**DATASET EXTRACT**
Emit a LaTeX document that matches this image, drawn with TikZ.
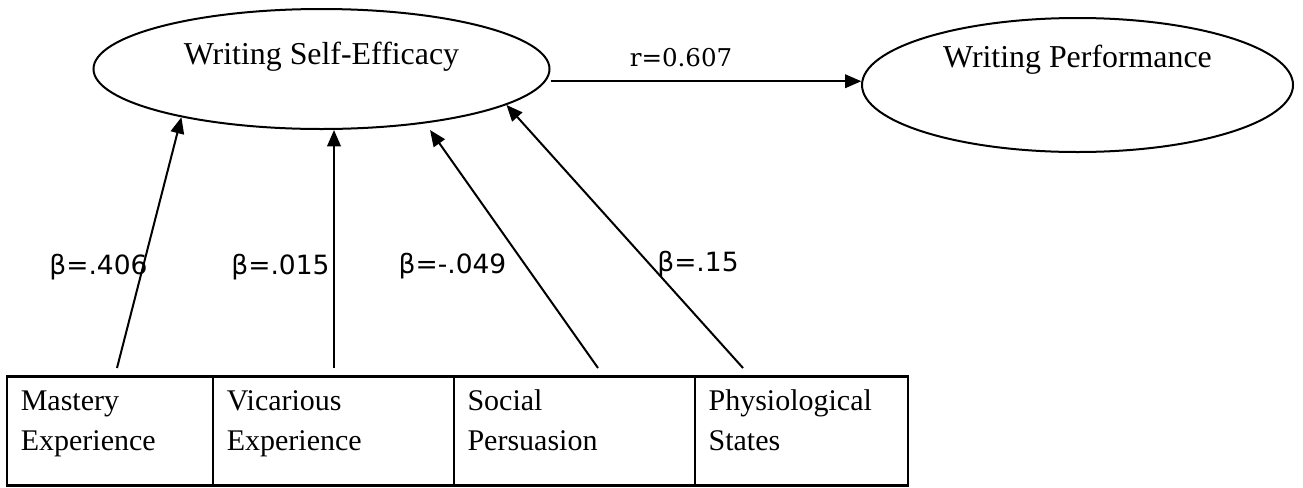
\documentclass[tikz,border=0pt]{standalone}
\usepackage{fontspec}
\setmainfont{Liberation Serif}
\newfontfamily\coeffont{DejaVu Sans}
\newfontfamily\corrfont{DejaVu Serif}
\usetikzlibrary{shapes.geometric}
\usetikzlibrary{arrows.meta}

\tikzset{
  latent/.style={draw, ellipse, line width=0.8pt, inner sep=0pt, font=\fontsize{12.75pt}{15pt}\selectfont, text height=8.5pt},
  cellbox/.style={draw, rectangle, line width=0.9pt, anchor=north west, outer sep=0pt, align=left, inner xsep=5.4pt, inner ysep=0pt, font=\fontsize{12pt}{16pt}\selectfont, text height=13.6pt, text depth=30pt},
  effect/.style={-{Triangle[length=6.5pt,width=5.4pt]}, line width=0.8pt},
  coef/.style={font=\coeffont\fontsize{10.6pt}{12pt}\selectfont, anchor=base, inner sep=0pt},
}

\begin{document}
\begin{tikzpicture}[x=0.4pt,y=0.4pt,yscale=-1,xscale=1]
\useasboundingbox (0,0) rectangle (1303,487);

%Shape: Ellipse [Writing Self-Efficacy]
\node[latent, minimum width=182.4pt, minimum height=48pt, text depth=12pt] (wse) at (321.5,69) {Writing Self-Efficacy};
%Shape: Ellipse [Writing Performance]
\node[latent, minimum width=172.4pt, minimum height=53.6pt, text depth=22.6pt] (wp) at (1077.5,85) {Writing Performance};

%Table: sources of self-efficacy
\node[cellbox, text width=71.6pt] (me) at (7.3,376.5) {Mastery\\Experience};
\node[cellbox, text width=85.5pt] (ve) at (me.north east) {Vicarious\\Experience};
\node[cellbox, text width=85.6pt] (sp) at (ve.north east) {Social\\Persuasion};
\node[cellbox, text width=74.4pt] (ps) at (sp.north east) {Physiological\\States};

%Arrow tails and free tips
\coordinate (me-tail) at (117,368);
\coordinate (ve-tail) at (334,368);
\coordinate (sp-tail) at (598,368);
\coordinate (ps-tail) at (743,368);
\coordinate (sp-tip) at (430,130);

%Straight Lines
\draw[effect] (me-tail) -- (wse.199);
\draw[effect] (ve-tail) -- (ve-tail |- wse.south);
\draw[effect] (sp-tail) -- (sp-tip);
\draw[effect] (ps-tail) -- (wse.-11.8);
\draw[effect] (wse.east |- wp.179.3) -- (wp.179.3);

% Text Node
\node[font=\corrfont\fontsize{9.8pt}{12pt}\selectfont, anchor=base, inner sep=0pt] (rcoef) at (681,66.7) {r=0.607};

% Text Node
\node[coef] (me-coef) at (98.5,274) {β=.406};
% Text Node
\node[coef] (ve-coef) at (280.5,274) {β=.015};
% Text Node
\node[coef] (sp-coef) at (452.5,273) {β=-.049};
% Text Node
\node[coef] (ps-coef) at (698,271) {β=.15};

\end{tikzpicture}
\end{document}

**AIM**
Leave out the pictures and repeat the lines from the start of the material through the line with "minimum width=172.4pt, minimum", inclusive.

**FINAL RESULT**
Emit a LaTeX document that matches this image, drawn with TikZ.
\documentclass[tikz,border=0pt]{standalone}
\usepackage{fontspec}
\setmainfont{Liberation Serif}
\newfontfamily\coeffont{DejaVu Sans}
\newfontfamily\corrfont{DejaVu Serif}
\usetikzlibrary{shapes.geometric}
\usetikzlibrary{arrows.meta}

\tikzset{
  latent/.style={draw, ellipse, line width=0.8pt, inner sep=0pt, font=\fontsize{12.75pt}{15pt}\selectfont, text height=8.5pt},
  cellbox/.style={draw, rectangle, line width=0.9pt, anchor=north west, outer sep=0pt, align=left, inner xsep=5.4pt, inner ysep=0pt, font=\fontsize{12pt}{16pt}\selectfont, text height=13.6pt, text depth=30pt},
  effect/.style={-{Triangle[length=6.5pt,width=5.4pt]}, line width=0.8pt},
  coef/.style={font=\coeffont\fontsize{10.6pt}{12pt}\selectfont, anchor=base, inner sep=0pt},
}

\begin{document}
\begin{tikzpicture}[x=0.4pt,y=0.4pt,yscale=-1,xscale=1]
\useasboundingbox (0,0) rectangle (1303,487);

%Shape: Ellipse [Writing Self-Efficacy]
\node[latent, minimum width=182.4pt, minimum height=48pt, text depth=12pt] (wse) at (321.5,69) {Writing Self-Efficacy};
%Shape: Ellipse [Writing Performance]
\node[latent, minimum width=172.4pt, minimum height=53.6pt, text depth=22.6pt] (wp) at (1077.5,85) {Writing Performance};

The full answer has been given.